====== SUPPLIED MATERIAL ======

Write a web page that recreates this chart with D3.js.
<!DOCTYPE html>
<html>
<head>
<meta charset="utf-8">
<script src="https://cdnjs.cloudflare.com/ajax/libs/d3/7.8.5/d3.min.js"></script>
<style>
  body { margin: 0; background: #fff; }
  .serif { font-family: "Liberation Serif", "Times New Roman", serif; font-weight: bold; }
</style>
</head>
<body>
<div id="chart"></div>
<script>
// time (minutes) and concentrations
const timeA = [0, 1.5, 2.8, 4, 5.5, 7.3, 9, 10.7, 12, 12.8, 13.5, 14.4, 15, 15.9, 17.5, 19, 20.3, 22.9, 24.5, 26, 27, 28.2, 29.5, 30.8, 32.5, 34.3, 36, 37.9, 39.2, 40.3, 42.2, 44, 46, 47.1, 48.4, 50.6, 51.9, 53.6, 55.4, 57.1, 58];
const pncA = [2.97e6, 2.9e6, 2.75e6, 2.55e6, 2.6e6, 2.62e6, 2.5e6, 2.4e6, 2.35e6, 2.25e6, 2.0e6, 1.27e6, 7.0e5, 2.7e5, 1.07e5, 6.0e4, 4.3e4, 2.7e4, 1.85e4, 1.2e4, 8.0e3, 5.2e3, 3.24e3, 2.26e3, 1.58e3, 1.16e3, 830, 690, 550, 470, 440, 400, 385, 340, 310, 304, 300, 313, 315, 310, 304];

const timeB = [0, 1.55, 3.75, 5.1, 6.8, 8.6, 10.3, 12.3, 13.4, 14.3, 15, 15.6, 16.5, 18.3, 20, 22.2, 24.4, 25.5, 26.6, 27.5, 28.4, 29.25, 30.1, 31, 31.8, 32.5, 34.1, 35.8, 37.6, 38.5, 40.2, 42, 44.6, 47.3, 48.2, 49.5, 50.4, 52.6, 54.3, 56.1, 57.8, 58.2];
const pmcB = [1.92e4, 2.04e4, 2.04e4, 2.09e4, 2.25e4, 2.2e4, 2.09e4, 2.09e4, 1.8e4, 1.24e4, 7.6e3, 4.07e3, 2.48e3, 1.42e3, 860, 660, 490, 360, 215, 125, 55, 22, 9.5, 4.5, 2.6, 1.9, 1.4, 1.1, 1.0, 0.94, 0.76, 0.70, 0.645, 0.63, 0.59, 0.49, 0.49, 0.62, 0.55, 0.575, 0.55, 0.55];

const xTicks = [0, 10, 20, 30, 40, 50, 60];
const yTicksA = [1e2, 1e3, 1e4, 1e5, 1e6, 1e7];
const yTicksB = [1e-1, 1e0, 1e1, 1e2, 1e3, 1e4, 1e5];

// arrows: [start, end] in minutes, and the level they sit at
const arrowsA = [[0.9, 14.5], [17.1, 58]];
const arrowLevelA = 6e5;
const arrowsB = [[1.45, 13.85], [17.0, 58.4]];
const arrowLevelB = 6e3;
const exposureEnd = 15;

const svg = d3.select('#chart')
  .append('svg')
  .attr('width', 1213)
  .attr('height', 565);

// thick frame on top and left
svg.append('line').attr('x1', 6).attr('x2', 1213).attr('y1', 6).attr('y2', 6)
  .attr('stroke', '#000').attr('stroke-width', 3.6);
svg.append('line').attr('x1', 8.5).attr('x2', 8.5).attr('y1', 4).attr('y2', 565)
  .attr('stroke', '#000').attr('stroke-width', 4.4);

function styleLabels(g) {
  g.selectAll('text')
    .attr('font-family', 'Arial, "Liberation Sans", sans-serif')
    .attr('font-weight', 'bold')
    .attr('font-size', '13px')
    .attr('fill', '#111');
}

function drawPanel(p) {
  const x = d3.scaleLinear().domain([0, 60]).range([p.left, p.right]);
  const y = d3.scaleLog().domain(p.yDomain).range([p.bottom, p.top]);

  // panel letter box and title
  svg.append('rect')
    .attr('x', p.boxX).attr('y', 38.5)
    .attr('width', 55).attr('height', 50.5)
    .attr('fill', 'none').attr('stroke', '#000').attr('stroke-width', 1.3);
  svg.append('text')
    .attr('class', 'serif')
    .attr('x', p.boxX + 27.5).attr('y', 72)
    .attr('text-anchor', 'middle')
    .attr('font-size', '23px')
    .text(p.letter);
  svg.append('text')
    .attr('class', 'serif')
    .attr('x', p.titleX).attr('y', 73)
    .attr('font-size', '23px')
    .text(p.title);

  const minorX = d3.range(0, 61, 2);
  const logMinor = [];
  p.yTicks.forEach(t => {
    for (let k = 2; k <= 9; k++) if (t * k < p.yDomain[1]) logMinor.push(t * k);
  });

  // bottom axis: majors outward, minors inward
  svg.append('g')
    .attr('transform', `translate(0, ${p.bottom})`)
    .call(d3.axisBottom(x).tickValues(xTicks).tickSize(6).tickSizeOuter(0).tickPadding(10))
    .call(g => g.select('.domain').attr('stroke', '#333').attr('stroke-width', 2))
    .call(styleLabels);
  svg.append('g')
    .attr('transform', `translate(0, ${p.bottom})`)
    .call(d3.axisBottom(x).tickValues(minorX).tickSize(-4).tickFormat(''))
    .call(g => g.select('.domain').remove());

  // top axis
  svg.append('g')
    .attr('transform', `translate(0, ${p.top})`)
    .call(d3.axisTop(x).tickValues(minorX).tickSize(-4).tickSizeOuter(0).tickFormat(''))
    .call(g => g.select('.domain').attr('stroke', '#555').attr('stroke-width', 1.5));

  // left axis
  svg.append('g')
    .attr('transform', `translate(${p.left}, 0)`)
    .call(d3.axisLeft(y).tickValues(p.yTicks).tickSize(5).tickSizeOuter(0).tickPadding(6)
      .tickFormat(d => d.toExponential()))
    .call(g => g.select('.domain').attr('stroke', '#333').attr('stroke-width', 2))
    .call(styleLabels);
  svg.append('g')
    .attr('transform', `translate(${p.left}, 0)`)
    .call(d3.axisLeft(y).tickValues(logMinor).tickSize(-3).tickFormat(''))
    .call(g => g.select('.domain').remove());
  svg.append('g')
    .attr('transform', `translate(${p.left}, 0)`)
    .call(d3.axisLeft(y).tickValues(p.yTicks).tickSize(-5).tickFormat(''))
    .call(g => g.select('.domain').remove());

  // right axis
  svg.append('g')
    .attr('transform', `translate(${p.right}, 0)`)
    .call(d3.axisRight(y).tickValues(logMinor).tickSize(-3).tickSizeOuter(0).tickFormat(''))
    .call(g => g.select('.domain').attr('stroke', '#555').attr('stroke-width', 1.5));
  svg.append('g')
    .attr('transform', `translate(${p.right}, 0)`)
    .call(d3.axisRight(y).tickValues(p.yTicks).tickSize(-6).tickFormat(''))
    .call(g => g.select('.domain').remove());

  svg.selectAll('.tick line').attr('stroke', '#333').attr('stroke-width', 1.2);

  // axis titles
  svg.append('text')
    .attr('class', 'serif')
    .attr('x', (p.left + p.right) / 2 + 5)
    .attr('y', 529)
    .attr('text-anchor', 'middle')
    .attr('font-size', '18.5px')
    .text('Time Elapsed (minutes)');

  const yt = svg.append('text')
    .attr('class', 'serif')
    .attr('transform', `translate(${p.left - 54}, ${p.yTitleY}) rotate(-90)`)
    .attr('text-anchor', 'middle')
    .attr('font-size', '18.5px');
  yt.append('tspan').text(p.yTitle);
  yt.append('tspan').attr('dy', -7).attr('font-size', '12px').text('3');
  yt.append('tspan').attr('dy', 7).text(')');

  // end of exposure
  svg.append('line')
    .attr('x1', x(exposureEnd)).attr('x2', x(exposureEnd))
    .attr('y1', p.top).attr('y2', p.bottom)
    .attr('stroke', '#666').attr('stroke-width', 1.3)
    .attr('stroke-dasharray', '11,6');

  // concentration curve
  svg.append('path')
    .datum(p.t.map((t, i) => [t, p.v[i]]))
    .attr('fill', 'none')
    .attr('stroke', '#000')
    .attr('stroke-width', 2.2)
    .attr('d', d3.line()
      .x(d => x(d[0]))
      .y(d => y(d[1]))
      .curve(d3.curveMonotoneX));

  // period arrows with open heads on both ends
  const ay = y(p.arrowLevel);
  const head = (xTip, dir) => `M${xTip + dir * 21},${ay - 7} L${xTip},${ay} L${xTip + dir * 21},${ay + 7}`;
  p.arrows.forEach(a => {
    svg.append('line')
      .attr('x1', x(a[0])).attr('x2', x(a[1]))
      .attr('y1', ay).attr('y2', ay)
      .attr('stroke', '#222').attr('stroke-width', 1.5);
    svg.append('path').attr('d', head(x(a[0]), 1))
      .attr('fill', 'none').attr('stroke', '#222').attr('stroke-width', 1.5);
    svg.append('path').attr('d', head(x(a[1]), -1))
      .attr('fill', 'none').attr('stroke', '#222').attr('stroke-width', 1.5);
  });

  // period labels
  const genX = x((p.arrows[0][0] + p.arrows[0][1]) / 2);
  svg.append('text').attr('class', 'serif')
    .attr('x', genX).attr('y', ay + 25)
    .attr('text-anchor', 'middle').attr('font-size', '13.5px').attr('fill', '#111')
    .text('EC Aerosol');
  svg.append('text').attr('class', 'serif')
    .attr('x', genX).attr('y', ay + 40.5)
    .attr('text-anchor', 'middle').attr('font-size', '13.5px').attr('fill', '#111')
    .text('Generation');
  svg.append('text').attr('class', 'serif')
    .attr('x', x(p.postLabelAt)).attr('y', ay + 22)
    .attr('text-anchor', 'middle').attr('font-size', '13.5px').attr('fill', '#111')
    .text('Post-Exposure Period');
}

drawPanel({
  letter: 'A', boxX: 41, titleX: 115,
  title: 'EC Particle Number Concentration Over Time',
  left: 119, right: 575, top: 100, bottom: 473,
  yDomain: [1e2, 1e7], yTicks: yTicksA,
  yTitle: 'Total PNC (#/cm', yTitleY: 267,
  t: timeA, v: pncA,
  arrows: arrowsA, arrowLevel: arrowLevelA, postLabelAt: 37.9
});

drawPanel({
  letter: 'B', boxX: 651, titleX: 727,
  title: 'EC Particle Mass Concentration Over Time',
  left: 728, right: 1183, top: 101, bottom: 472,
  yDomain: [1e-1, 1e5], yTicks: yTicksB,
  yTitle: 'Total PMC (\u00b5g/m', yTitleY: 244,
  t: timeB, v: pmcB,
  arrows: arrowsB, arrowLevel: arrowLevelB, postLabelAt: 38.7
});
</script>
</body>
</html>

======

PROBLEM STATEMENT: Wherever a line in the data above holds "with", copy that line.

EXPECTED OUTPUT:
Write a web page that recreates this chart with D3.js.
  // period arrows with open heads on both ends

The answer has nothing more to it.